Your task is to retype, word for word, the lines from the start of the data through the line holding "(0,0) rectangle (913,1017);". Do not include the pictures.
>> Start Input data
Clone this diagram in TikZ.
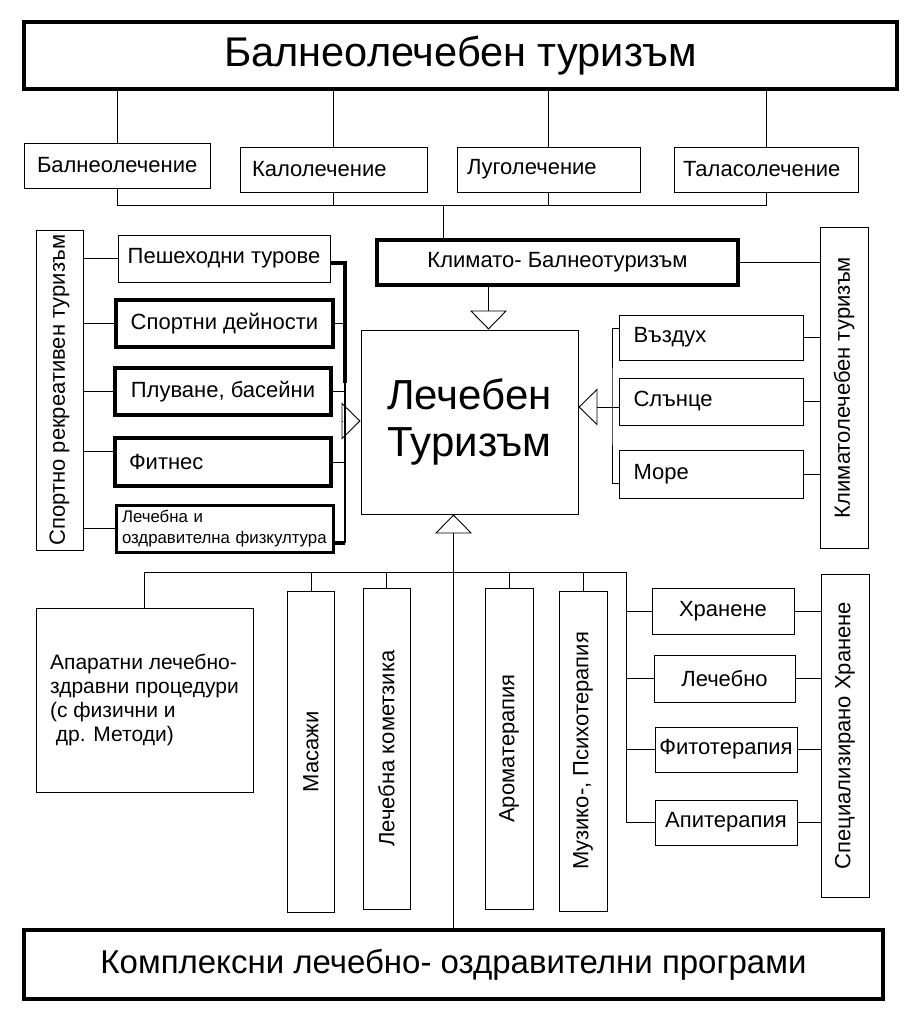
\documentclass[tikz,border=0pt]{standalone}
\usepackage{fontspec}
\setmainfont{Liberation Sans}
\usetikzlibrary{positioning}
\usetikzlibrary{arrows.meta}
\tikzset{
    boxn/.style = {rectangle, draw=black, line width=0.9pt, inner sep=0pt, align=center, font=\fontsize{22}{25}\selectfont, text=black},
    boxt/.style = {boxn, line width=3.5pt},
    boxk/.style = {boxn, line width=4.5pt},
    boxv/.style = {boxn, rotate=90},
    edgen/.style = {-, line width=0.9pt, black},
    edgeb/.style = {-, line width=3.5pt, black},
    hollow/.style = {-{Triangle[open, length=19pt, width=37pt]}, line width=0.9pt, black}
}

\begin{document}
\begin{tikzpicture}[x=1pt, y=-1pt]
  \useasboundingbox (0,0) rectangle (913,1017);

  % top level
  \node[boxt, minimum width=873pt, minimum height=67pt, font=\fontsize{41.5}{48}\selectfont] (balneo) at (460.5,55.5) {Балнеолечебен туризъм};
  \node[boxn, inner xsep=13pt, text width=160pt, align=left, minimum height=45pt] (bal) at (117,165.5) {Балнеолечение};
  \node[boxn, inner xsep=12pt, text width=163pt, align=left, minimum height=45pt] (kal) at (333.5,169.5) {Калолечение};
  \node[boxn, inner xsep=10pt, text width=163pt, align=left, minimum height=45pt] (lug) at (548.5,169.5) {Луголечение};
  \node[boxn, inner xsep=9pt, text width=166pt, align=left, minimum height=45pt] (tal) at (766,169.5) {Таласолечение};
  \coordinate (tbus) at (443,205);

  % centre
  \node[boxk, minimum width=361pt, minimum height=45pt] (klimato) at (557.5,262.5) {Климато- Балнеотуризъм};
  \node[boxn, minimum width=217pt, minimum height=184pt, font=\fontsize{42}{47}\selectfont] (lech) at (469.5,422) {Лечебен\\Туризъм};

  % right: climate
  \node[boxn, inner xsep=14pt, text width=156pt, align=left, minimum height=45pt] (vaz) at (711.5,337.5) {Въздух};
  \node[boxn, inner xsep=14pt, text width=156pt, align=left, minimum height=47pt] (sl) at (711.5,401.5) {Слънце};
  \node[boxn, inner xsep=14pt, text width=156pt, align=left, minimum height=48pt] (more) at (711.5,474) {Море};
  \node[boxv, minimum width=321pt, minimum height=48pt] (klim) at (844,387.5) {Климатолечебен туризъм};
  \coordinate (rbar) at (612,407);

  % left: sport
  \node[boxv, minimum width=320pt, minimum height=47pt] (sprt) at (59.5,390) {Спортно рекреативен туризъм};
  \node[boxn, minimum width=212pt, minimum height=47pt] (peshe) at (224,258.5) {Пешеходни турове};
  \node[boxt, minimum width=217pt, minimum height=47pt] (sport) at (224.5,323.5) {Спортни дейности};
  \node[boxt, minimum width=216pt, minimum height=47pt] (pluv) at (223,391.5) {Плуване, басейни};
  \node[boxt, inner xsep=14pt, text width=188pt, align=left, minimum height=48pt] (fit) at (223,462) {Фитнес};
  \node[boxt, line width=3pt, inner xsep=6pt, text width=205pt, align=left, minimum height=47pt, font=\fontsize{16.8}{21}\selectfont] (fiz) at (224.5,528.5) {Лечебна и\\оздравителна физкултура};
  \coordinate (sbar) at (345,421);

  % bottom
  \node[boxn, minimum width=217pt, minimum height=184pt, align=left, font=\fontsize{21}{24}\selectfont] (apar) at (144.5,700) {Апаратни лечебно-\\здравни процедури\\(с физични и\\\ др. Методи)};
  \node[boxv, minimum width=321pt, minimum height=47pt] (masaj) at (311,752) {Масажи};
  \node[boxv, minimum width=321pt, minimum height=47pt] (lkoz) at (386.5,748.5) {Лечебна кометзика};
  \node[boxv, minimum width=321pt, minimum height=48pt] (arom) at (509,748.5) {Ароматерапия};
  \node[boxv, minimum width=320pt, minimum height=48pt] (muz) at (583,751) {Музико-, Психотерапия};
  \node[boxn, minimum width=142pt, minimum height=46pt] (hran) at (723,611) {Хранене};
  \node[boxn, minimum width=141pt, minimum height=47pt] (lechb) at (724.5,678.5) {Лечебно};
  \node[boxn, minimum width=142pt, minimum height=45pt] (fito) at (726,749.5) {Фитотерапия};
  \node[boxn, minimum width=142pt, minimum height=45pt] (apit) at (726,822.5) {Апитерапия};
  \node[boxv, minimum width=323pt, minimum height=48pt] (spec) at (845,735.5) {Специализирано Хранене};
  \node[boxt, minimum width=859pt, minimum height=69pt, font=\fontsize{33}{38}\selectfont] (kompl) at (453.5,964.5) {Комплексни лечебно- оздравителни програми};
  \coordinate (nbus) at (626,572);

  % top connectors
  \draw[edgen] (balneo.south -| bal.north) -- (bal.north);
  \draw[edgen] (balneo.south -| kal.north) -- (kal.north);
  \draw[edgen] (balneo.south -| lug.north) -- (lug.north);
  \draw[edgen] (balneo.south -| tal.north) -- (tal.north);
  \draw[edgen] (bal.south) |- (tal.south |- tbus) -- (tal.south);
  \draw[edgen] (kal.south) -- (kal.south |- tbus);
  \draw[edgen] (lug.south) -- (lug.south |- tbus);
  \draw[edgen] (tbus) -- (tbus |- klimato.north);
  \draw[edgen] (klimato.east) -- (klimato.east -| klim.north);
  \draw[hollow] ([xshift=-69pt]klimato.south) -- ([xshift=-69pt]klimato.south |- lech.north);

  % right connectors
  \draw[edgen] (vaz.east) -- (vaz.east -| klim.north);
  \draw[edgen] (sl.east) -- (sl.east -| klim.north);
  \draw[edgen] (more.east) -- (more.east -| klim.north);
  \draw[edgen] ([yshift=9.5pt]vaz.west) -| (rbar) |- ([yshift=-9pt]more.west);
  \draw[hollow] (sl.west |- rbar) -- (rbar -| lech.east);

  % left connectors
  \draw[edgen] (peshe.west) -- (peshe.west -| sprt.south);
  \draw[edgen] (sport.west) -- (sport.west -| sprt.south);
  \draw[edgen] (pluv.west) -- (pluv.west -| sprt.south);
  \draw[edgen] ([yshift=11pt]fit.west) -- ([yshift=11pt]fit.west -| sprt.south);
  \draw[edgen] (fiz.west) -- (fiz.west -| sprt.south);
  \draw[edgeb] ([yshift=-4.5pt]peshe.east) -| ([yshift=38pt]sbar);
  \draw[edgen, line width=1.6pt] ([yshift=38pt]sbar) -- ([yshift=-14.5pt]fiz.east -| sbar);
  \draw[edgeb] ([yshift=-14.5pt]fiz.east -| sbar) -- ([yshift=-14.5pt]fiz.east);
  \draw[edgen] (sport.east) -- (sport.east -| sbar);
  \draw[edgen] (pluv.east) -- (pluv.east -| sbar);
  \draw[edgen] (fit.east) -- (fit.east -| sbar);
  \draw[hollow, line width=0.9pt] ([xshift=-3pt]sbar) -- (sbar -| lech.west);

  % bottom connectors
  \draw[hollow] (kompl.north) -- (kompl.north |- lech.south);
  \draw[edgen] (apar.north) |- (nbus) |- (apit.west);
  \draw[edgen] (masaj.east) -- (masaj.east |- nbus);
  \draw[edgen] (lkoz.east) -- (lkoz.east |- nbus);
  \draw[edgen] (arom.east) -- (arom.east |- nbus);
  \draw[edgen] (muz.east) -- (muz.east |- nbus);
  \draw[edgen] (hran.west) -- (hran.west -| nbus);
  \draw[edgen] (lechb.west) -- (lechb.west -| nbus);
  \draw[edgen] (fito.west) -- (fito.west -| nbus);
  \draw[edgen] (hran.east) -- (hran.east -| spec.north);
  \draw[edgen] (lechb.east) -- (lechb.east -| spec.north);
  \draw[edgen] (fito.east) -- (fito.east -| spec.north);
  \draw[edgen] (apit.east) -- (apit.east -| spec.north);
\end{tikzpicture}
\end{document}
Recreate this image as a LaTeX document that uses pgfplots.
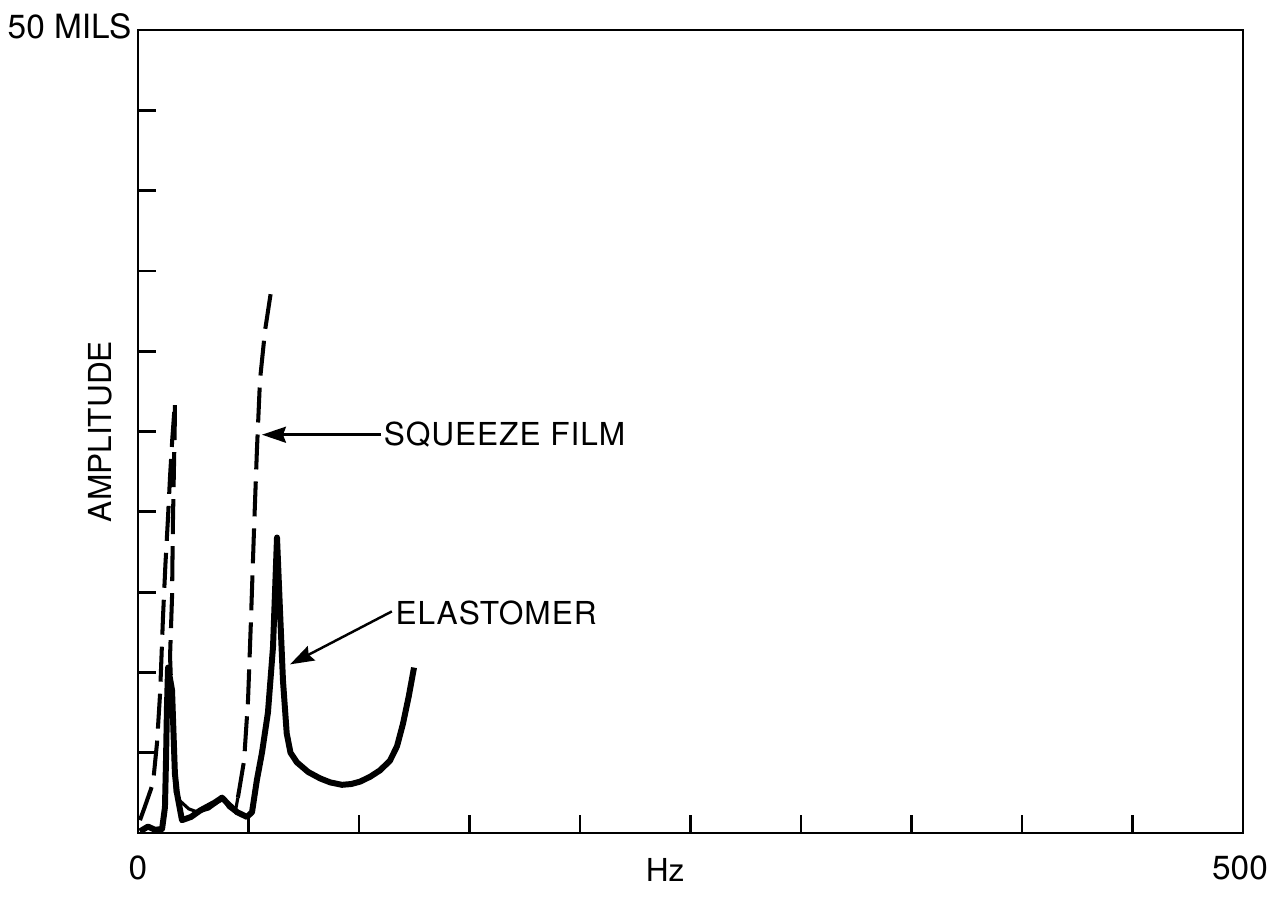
>> End Input data
* Finished answer:
Clone this diagram in TikZ.
\documentclass[tikz,border=0pt]{standalone}
\usepackage{fontspec}
\setmainfont{Liberation Sans}
\usetikzlibrary{positioning}
\usetikzlibrary{arrows.meta}
\tikzset{
    boxn/.style = {rectangle, draw=black, line width=0.9pt, inner sep=0pt, align=center, font=\fontsize{22}{25}\selectfont, text=black},
    boxt/.style = {boxn, line width=3.5pt},
    boxk/.style = {boxn, line width=4.5pt},
    boxv/.style = {boxn, rotate=90},
    edgen/.style = {-, line width=0.9pt, black},
    edgeb/.style = {-, line width=3.5pt, black},
    hollow/.style = {-{Triangle[open, length=19pt, width=37pt]}, line width=0.9pt, black}
}

\begin{document}
\begin{tikzpicture}[x=1pt, y=-1pt]
  \useasboundingbox (0,0) rectangle (913,1017);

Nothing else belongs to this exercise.